Yang kedua adalah ketika segel tas
Nazaruddin dibuka, dan isi tasnya dikeluarkan semuanya dalam jumpa pers
yang dilakukan KPK. Pada waktu itu, lagi-lagi orang merasa janggal,
kenapa Chandra M Hamzah ikut hadir dabn duduk di sana. Bukankah, kala
itu, ditenggarai pula isi tas tersebut berisi bukti-bukti antara lain
tentang pertemuan rahasia Nazaruddin dengan dia?
Tetapi lepas dari boleh-tidaknya Chandra
ikut hadir sewaktu tas tersebut dibuka di depan publik, kalau kita
memperhatikan dengan saksama wajah-wajah pejabat yang hadir di sana,
siapakah yang kelihatan sekali berwajah tegang? Bahkan sangat tegang?
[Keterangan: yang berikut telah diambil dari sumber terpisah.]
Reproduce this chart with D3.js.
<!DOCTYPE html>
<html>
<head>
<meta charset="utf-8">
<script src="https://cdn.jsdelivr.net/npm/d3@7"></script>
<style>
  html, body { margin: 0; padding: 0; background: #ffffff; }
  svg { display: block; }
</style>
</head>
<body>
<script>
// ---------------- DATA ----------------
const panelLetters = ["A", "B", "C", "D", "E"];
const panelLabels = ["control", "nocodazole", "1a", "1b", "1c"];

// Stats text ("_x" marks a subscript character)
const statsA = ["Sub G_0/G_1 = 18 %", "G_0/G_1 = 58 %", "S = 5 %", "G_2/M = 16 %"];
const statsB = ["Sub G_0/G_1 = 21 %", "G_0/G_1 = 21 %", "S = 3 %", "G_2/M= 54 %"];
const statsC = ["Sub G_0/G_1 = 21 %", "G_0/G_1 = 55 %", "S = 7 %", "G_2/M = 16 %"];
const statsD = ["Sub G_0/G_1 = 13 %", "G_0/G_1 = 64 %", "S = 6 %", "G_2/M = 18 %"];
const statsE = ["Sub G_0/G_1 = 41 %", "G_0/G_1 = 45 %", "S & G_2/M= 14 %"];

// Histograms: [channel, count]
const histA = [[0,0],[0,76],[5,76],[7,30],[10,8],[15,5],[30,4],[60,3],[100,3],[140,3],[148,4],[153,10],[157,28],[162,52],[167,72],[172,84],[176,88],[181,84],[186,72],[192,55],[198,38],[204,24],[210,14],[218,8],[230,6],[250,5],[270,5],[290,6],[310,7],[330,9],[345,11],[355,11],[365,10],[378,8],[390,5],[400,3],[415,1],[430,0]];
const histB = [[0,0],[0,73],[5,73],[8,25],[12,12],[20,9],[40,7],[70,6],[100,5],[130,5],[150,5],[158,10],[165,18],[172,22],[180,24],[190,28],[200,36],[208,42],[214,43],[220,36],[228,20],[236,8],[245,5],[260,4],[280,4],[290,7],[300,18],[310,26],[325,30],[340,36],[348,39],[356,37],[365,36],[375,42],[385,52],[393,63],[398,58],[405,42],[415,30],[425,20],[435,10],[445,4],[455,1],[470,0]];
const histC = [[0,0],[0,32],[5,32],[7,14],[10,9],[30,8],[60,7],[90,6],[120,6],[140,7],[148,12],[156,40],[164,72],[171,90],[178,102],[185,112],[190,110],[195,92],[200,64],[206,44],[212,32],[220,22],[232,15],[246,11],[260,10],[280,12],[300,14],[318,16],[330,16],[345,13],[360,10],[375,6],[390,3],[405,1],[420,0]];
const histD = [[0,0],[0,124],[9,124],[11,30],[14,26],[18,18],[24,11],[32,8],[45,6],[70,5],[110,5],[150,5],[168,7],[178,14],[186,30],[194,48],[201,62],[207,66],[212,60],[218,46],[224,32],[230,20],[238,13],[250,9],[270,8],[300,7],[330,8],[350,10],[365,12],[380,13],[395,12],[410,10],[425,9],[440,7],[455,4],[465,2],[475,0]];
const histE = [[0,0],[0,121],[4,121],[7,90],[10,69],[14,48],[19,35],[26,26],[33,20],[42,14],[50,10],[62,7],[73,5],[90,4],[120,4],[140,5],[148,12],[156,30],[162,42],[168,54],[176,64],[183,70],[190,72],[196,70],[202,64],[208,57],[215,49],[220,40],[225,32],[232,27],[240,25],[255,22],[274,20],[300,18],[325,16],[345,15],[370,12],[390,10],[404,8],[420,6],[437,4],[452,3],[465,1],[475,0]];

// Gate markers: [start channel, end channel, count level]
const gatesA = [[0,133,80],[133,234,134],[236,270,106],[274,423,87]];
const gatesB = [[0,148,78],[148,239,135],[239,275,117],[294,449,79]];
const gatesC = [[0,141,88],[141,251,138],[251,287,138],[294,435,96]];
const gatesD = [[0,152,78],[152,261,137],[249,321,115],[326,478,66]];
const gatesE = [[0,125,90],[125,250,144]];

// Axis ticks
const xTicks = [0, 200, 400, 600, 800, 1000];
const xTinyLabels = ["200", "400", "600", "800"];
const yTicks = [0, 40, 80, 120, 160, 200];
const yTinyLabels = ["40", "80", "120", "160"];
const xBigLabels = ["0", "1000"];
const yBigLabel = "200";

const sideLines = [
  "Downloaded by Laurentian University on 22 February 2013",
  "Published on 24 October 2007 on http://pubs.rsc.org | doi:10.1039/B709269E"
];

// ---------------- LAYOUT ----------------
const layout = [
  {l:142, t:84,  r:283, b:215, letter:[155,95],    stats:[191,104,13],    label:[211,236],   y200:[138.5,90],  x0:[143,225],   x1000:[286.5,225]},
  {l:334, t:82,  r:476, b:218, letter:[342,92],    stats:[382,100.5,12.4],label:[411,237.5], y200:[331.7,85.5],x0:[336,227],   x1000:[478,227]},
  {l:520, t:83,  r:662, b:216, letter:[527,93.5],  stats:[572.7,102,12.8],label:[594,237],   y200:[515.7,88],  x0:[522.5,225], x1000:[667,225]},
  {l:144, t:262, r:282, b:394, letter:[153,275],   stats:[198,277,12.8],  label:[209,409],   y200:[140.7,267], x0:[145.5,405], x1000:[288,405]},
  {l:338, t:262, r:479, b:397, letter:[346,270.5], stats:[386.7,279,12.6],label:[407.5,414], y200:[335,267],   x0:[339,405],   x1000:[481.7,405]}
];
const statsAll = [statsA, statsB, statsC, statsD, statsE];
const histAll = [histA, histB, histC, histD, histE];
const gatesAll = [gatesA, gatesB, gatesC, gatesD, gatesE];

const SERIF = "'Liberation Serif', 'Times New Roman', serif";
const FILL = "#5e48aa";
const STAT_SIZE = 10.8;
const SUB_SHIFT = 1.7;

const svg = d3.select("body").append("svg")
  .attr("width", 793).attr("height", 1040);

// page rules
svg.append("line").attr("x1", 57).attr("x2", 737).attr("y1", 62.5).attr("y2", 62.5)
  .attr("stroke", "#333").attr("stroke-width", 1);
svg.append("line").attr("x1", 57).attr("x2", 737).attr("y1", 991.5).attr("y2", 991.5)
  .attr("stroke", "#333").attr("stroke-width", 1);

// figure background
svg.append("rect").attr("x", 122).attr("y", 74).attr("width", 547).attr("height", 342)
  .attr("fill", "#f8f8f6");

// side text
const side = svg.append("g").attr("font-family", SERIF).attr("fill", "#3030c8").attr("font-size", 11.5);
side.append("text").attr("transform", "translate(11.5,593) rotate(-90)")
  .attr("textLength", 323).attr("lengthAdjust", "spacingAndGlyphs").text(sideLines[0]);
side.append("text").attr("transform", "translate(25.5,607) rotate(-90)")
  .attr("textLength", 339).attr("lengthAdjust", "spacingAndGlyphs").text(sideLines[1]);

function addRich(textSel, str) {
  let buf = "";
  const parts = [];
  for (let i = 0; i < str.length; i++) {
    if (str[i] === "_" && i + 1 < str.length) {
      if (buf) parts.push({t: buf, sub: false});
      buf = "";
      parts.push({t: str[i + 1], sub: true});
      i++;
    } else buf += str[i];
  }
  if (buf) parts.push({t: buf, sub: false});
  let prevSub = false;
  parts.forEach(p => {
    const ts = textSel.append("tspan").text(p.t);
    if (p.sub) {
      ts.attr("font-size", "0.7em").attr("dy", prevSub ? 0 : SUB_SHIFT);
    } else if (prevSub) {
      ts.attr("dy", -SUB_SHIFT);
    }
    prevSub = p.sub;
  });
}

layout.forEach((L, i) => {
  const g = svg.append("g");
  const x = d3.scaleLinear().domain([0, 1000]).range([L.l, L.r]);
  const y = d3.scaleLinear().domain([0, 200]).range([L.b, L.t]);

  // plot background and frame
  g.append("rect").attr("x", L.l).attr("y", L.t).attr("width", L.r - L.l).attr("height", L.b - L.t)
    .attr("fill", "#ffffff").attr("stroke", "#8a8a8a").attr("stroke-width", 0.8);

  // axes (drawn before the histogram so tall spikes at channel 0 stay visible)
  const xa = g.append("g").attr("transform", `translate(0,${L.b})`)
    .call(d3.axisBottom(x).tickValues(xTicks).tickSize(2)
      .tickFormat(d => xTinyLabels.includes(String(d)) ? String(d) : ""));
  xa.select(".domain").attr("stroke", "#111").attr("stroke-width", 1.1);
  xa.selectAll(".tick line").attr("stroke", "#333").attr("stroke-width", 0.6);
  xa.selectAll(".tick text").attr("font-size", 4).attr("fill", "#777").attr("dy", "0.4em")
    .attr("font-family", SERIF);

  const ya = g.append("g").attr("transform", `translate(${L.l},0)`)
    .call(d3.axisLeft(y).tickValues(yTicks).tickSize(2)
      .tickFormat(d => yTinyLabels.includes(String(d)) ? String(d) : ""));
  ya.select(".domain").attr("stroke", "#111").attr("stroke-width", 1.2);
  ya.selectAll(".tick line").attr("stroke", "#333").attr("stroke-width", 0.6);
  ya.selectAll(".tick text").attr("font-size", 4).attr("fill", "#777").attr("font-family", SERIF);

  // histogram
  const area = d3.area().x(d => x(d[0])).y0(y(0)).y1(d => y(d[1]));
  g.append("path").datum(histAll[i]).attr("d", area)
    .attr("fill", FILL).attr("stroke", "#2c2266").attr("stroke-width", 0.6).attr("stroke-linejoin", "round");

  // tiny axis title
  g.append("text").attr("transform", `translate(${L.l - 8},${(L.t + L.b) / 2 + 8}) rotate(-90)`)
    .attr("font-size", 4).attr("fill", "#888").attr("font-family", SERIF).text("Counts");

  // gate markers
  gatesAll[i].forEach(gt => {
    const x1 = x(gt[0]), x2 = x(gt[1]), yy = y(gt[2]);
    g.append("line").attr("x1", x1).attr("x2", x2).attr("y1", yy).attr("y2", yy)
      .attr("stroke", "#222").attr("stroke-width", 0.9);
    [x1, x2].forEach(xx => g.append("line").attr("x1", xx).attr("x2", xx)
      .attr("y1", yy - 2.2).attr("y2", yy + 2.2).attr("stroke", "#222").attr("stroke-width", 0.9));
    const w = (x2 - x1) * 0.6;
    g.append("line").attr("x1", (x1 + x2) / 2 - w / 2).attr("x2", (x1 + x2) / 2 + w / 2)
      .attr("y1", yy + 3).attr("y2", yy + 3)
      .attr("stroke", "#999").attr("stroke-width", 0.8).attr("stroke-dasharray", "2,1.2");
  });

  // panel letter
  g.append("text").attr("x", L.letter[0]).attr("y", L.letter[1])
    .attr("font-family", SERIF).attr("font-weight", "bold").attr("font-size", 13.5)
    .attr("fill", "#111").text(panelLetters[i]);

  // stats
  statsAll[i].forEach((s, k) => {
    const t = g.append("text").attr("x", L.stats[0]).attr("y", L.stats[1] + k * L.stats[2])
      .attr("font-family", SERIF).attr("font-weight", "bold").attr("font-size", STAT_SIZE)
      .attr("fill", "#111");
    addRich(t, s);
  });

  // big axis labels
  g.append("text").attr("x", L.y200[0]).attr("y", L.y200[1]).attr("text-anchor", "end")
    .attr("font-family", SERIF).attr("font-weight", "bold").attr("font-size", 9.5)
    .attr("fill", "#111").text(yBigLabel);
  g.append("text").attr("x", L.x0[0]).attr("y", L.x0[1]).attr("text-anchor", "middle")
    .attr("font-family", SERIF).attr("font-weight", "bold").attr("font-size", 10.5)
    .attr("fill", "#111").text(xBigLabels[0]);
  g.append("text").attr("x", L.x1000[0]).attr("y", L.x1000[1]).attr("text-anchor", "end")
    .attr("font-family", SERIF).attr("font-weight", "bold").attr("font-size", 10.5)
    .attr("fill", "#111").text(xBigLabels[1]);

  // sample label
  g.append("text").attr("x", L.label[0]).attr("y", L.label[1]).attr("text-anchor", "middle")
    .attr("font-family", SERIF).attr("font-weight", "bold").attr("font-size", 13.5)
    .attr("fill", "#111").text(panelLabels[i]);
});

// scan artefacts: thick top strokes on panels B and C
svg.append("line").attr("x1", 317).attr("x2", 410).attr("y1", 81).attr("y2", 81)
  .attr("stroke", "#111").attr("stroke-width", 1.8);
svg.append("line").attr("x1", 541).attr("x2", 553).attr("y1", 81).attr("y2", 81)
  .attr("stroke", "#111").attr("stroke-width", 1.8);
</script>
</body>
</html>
Kebetulan saya memperhatikannya melalui
siaran langsung televisi waktu itu. Dia yang berwajah sangat tegang
waktu itu bukan orang lain, lagi-lagi adalah Chandra M Hamzah.
Mungkin Anda tidak sempat
memperhatikannya, tetapi dari wajah-wajah Chandra yang terekam di gambar
yang saya sertakan di bawah ini bisa membuat Anda mengambil kesimpulan
sendiri.
Kenapa
Chandra setegang itu, kalau benar dan sungguh yakin tidak ada apa-apa
antara dia dengan Nazaruddin, dengan semua isi barang di dalam tas
tersebut?
Sekarang,
kembali ke pertanyaan awal: Apakah hanya kebetulan, kalau di hampir
setiap kali kasus hukum yang menuding orang KPK itu terlibat, nama
Chandra M Hamzah selalu disebut?
Apakah
publik selama ini telah tertipu dengan pernah mendukung dan mengangkat
sosok Chandra M Hamzah sebagai salah satu tokoh pahlawan terbersih
pembasmi kejahatan korupsi?
Apakah
sedikitnya satu juta orang di Face Book yang pernah tergabung dalam
“Gerakan 1.000.000 Facebookers Dukung Chandra Hamzah” ternyata telah
mendukung orang yang salah?
Apakah Chandra M Hamzah itu, musuh ataukah sahabat Koruptor?